If I were Yogi Berra, I might say something like, “When times get desperate, the desperate get desperater.”
We’re hearing reports that Microsoft is having trouble pushing copies of the whiz-bang don’t-call-it-metro Windows 8 even at reduced fire sale prices, with one tech writer suggesting a Vista-esque rollback to Windows 7. The new Microsoft Surface Pro tablet that was supposed to make Microsoft the new Apple and Steve Ballmer the new Steve Jobs has brought less than enthusiastic reviews. What’s a down on it’s luck technology company to do?
If you’re Microsoft, you do what you’ve always done: round up the usual suspects, buy some genetically modified FUD seeds and start sowing them.
In two cases that hit the press yesterday, Microsoft has enlisted the aid of HP, their old FUD-mate Forrester Research and Dan Farber over at CNET.

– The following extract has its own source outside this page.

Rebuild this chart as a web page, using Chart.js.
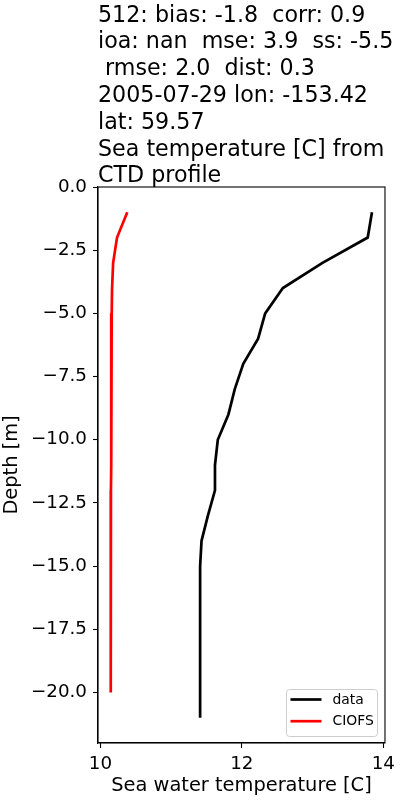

Farber, a respected journalist and a bigwig at both CBS and CNET, and with a history at ZDNet, reported yesterday that research shows that most people who use a computer at work would prefer a Windows tablet over an Apple iPad. His source for this information was Forrester Research, who’s evidently back on Redmond’s payroll:
“Microsoft’s Surface Pro is apparently just what businesses want in what was formerly known as the desktop computer. If that’s the case, Apple’s brain trust may want to revisit the space where the Mac and the iPad intersect.
“According to Forrester Research’s annual survey of nearly 10,000 people around the world who use a computer to do their jobs an hour or more a day, 32 percent said they would prefer Windows over Apple or Android for their next work tablet. Currently, about 2 percent are using a Windows tablet for their work.”
Who would’ve guessed it? Here I thought the Surface Pro was going to be a tough sell at first. But heck, it looks like they’re going to go flying out the door. I imagine that already there’s a line of enterprise customers queued-up that extends from Microsoft’s Redmond campus all the way to downtown Seattle.
Forrester Research, some may remember, has a history of conducting “independent” research for Microsoft, much of it proving how astronomically expensive it is to deploy free software in the enterprise compared to good old reliable and secure Windows. I hadn’t noticed them and Microsoft working hand in hand for a while. I’m a little surprised, but I guess it’s time for the desperate to get desperater, as Yogi Berra never said.
I’m even more surprised that CNET is going along with this obvious FUD attack. After the black eye they took last week, when news got out that they and their parent company CBS had played favorites in awarding the Best of Show award at this years Consumer Electronics Show, I figured they’d be on their best behavior, trying to rehabilitate their reputation as an objective tech news outlet. Evidently not.
We also learned yesterday, from Nick Heath writing on ZDNet, that HP has also been running interference for Microsoft in the FUD game. In this case, HP was supplying Munich with figures to “prove” that a migration to Linux and OpenOffice would cost much more than using Windows and MS Office. The City of Munich didn’t buy what HP was selling, however:
Munich’s figures were challenged in a study produced by HP for Microsoft, which claimed the LiMux project would cost €60.6m, considerably more than claimed by the authority. In comparison, the report claimed, migrating to Windows XP and Microsoft Office would have cost only €17m.
However the costs in the Microsoft/HP report are based on several flawed assumptions, said Stefan Hauf, head of the press office at the City of Munich.
It seems that Microsoft’s FUD attacks aren’t getting as much traction as in days of old. I would feel bad for them, but I won’t.